Some people might be able simply to shrug this off, but the person concerned never quite could, feeling themselves always to be merely a replacement for the first, much longed-for, baby. Perhaps it's not unusual for any subsequent sibling after loss of a child to have some of this fear, but using identical names can hardly have helped such a tough adjustment.
It had very serious consequences for this child and his psychological development. As a result he fought hard not just for the usual parental approval but to exceed any imagined expectations his parents might have had for the first Albert, and became an extreme exemplar of the belief that it is not enough to succeed: others must fail.
This intense inherent competitiveness, mixed with the weak self-worth underscored by his reaction to his name, sadly (if paradoxically) resulted in cruel egotist who despised almost everyone else, on some pretext or another, a massive snob who habitually delighted in using his high level of verbal acuity to sneer at anyone and everyone who failed to meet his own excessively high standards of achievement including, as a sort of in-house vehicle for his scorn, his marginally less academically brilliant younger brother.

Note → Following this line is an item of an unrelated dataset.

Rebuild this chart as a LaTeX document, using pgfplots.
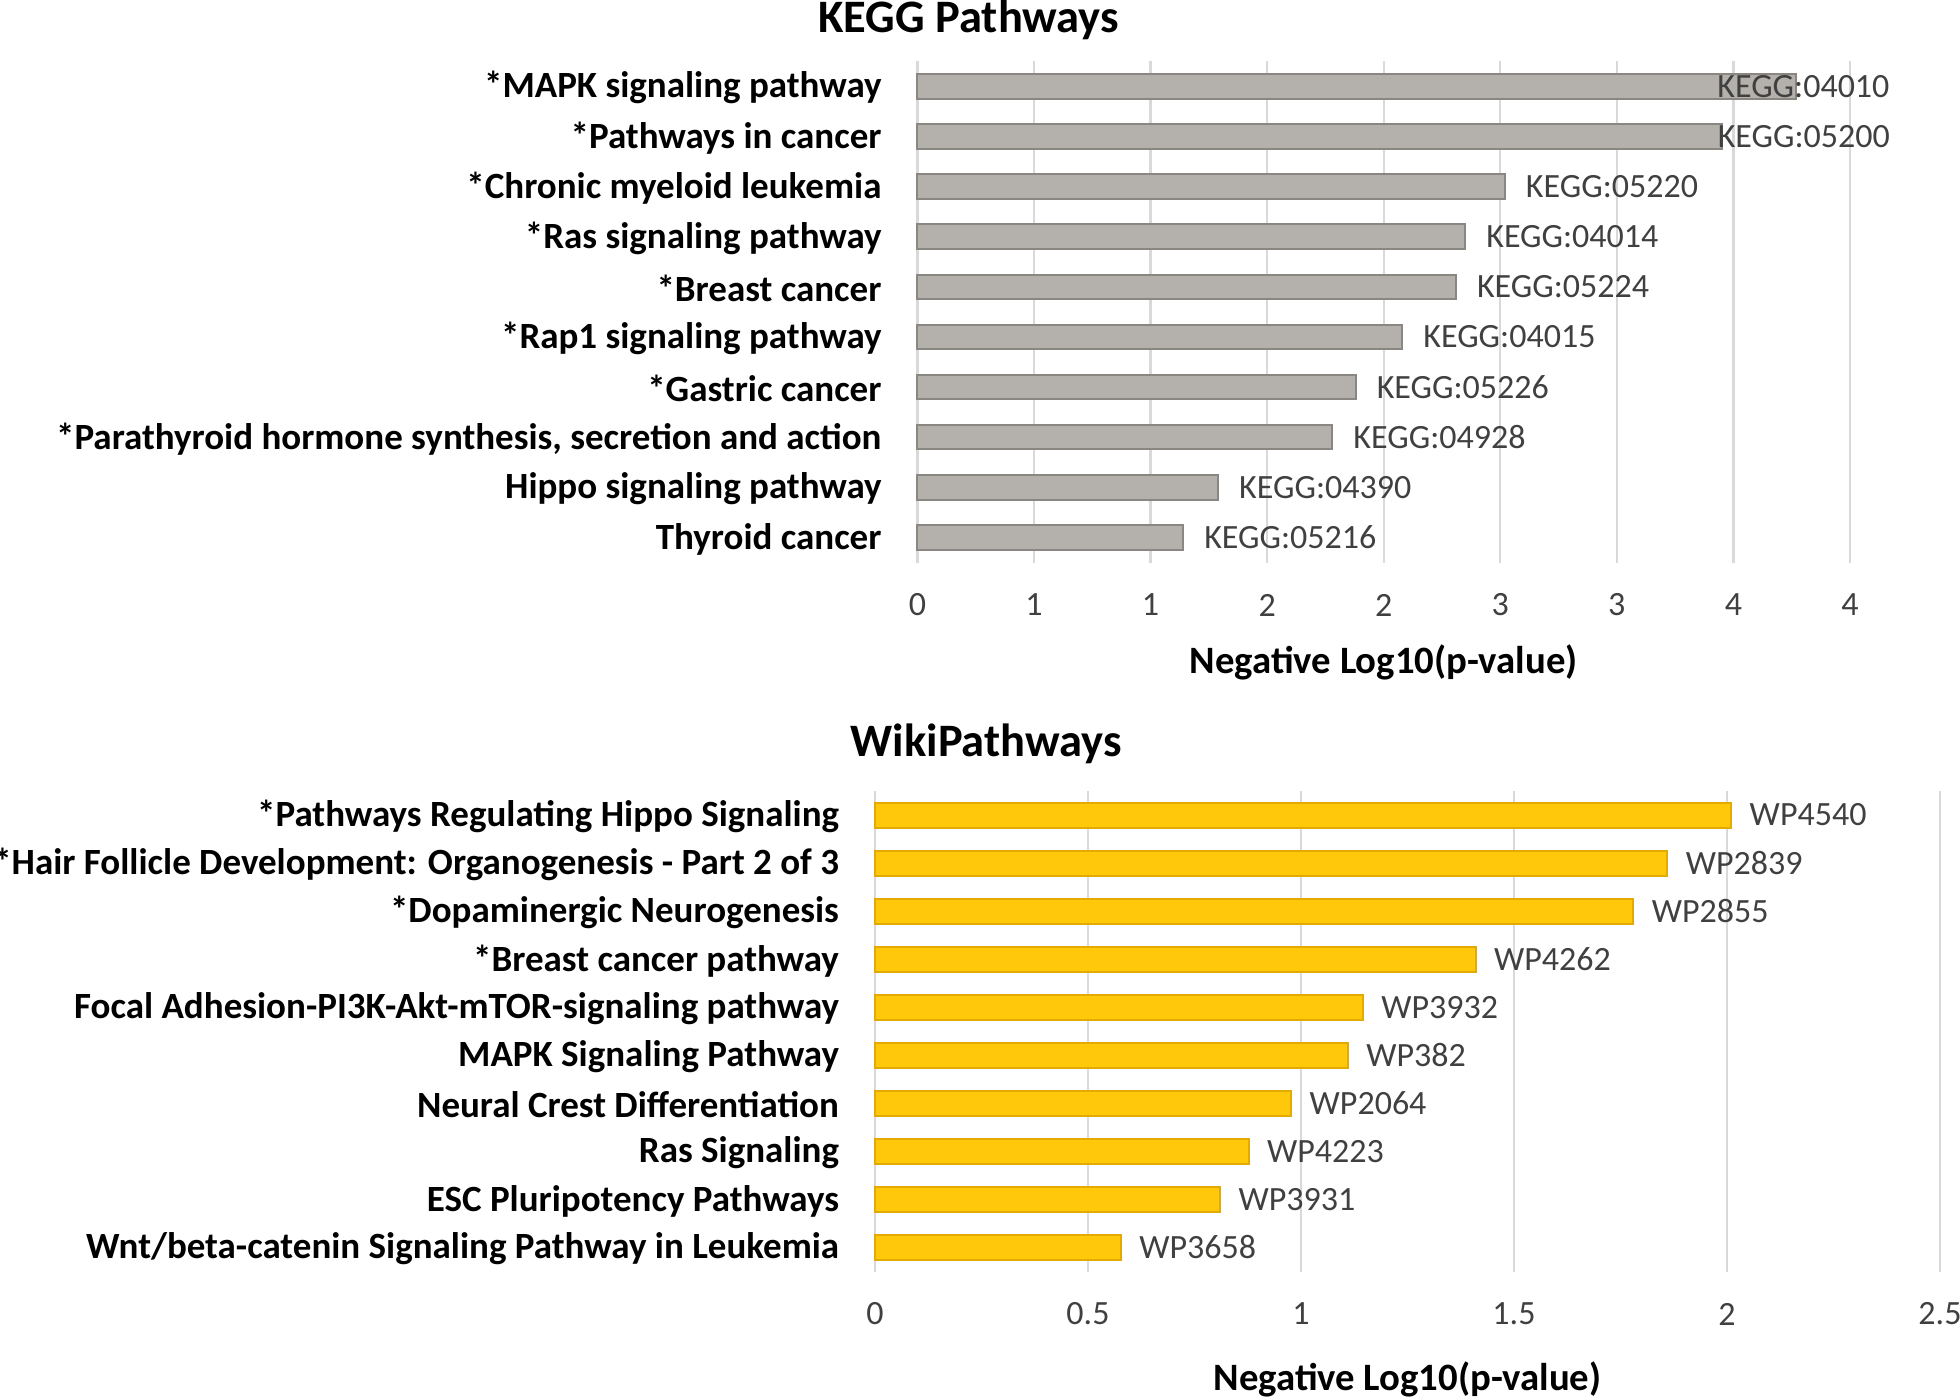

As a result he succeeded in passing on to another child a version of his own damage, in a mirror-image of a child who was made to believe he would always fail to succeed as much as his older brother, a weak egotist who developed, in turn, his own version of snobbery and habitual scorn, taking pleasure and finding excuses for sneering at others and bilittling their achievements, a habit that eventually played a large part in the breakdown of our marriage. (I knew he was damaged when we married; my own youthful egotism lay in imagining I could love him enough to make him whole.)
One apparently small decision; such a long trail of destruction
So while I'm not suggesting that any other family might contain the toxic mix of this already dysfunctional and emotionally fraught family, I’d still, nevertheless. strongly but respectfully suggest that anyone finding themselves in such an intense period of sadness and joy as the birth of a child after the loss of another should try to find a way, somehow, to say goodbye not just to the lost child but to the once-cherished names and instead use choose completely new names with which to celebrate in their new child the arrival of an entirely new identity with a future entirely their own. Anything else may put too high a burden on a child with a 'borrowed' name, risking a damaged ego and low sense of self-worth, even in the most nurturing family.
But I still think sharing middle names in a wider family can be a way of cementing the bonds within it. Or, as others have put it, cute!